Wann kommen denn die Worte und Sätze im Sprachlexikon? Bin doch immer froh, wenn ich meine Frau mit Worten überraschen kann, die ich nicht von ihr gelernt habe!

Grüße

Volker

----------


## schiene

Denke die nächsten Tage werde ich anfangen.Weiß nur noch nicht richtig wie ich es mit der Aussprache per Schrift rüberbringe.

----------


## guenny

> Hier finden sie eineige nützliche Links zum Thema Thailand:


Eineiige oder einige   ::

----------


## schiene

Thanks für die Info,werds gleich mal verbessern :super:

----------

> Denke die nächsten Tage werde ich anfangen.Weiß nur noch nicht richtig wie ich es mit der Aussprache per Schrift rüberbringe.


Schreib es doch einfach wie man es spricht nur bitte ohne Dialekt WEDER Sächsisch noch Hessich aber Isaan ist OK!

----------


## guenny

Was hast du eigentlich gegen hessisch?
Is doch fast wie Isaan:
Chok dii Khap <----> Schockel die Kapp  ::

----------

Wollte keinen Hessen beleidigen aber Thai mit hessischem Akzent versteht meine Frau bestimmt nicht

----------


## schiene

meiste so wie ein Thai keinen "Isaanie" versteht  ::

----------

> meiste so wie ein Thai keinen "Isaanie" versteht


Korrekt!

----------


## schiene

hab mal wieder bissel gebastelt,vor allem in der Rubrik Interessantes und Tips für den Urlaub
http://www.thailand-infos.wg.am/interessantes.html
Habt ihr noch Ideen und Vorschläge?

----------


## schiene

Wer kann mir noch ein paar eigene Bilder mit "Buddhas" für meine HP zur verfügung stellen?
Ich habe meine Digikamera leider noch nicht so lange und würde gerne ein paar Bilder mehr auf meine HP einbauen.
http://www.thailand-infos.wg.am/buddha.html

----------


## schiene

ich suche noch paar Bilder von verschiedenen Obstsorten aus Thailand welche ich in meiner Hp mit vorstellen möchte.z.b.Litschi,Mango,die kleinen Bananen oder was sonst noch so wächst.
Wer hat noch paar Bilder welche ich mit verwenden kann?danke im Voraus  ::  
Sie sollen hier mit rein:
http://www.thailand-infos.wg.am/obst....pflanzen.html

----------


## schiene

Ich habe seit dem 28.7.09 auf meiner Startseite links unten einen Flaggencounter eingebaut.Nun kann man sehen aus welchen Ländern Besucher auf der HP waren.Die Flaggen der Länder werden angezeigt und wenn man sie anglickt bekommt man alle Infos über das jeweilige Land.

Bisher:
Deutschland:52
Thailand:4
USA:2
Schweiz:1
Russland:1
Österreich:1

----------


## TeigerWutz

> Wer hat noch paar Bilder welche ich mit verwenden kann?


Rahm- od.

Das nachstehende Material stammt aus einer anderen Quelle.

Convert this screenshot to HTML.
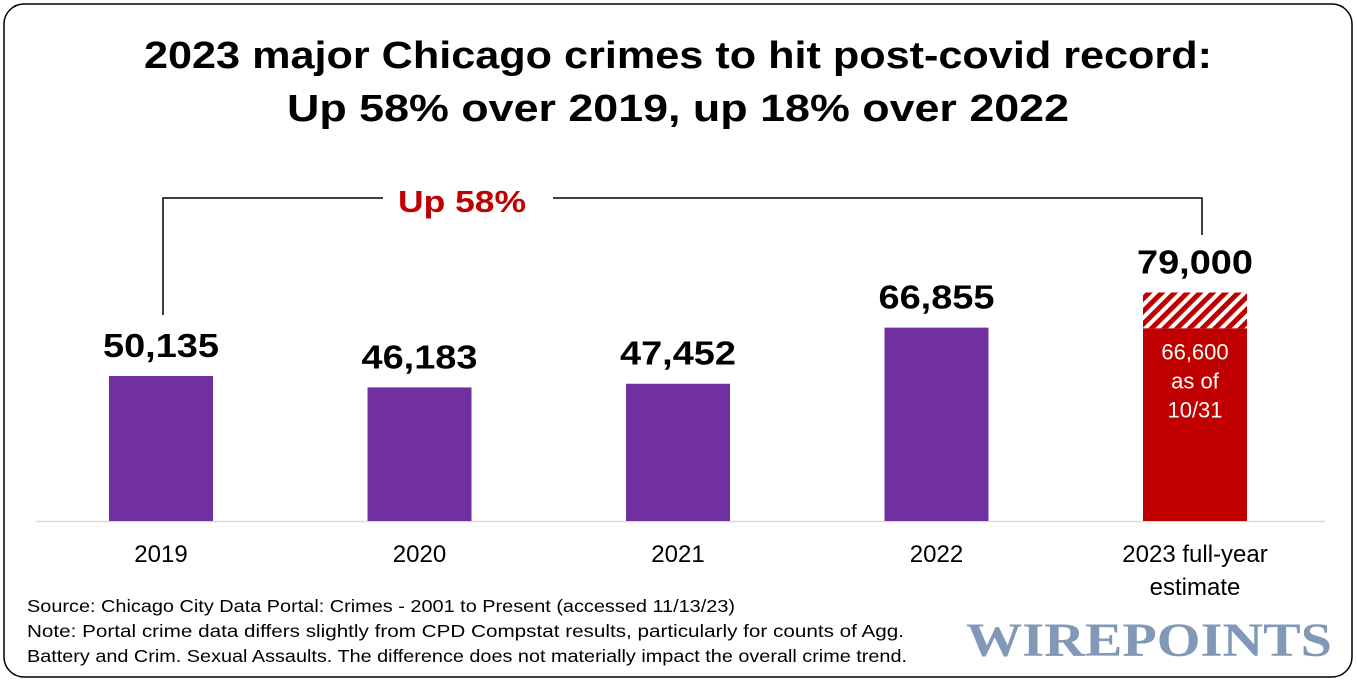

Zimtapfel > Noi Na > ????????

http://img19.myimg.de/noina75c0f.gif
800px × 600px = genau wie die anderen  ::

----------


## TeigerWutz

Ladyfingers (Bananen) > Gluai lep müh naang > ???????????????

http://666kb.com/i/bb5d48smunq945p7v.jpg

----------


## schiene

Hab mal wieder bissel an meiner HP rumgebastelt.
Neu dazugekommen sind die Bereiche:
-*Thailands Tierwelt*-
- *Ochideen,Blumen,Blüten*
und geplant habe ich noch
*auf Thailands Strassen*.
Hier sollen alle möglichen und unmöglichen Verkehrsmittel von Autos,Tuktuks,Rickschas Mopeds u.v.a. gezeigt werden.
Wer Bilder beisteuern will/kann,ich baue sie gerne mit ein!!!
Habt ihr noch Idee oder Verbesserungsvorschlaöge für die HP?

----------


## schiene

Ich habe seit ein paar Tagen ein Problem mit meiner HP.Wenn man die Seite aufruft und 2-4  Bereiche angeklickt hat sieht man keine Bilder mehr und es ist nur noch die Seiteneinteilung zu sehen.Hat jemand einen Tip was ich da machen kann??

----------


## Enrico

Hier ist alles in Ordnung. Wird an deinem Cache liegen, lösch den mal...

----------


## schiene

> Hier ist alles in Ordnung. Wird an deinem Cache liegen, lösch den mal...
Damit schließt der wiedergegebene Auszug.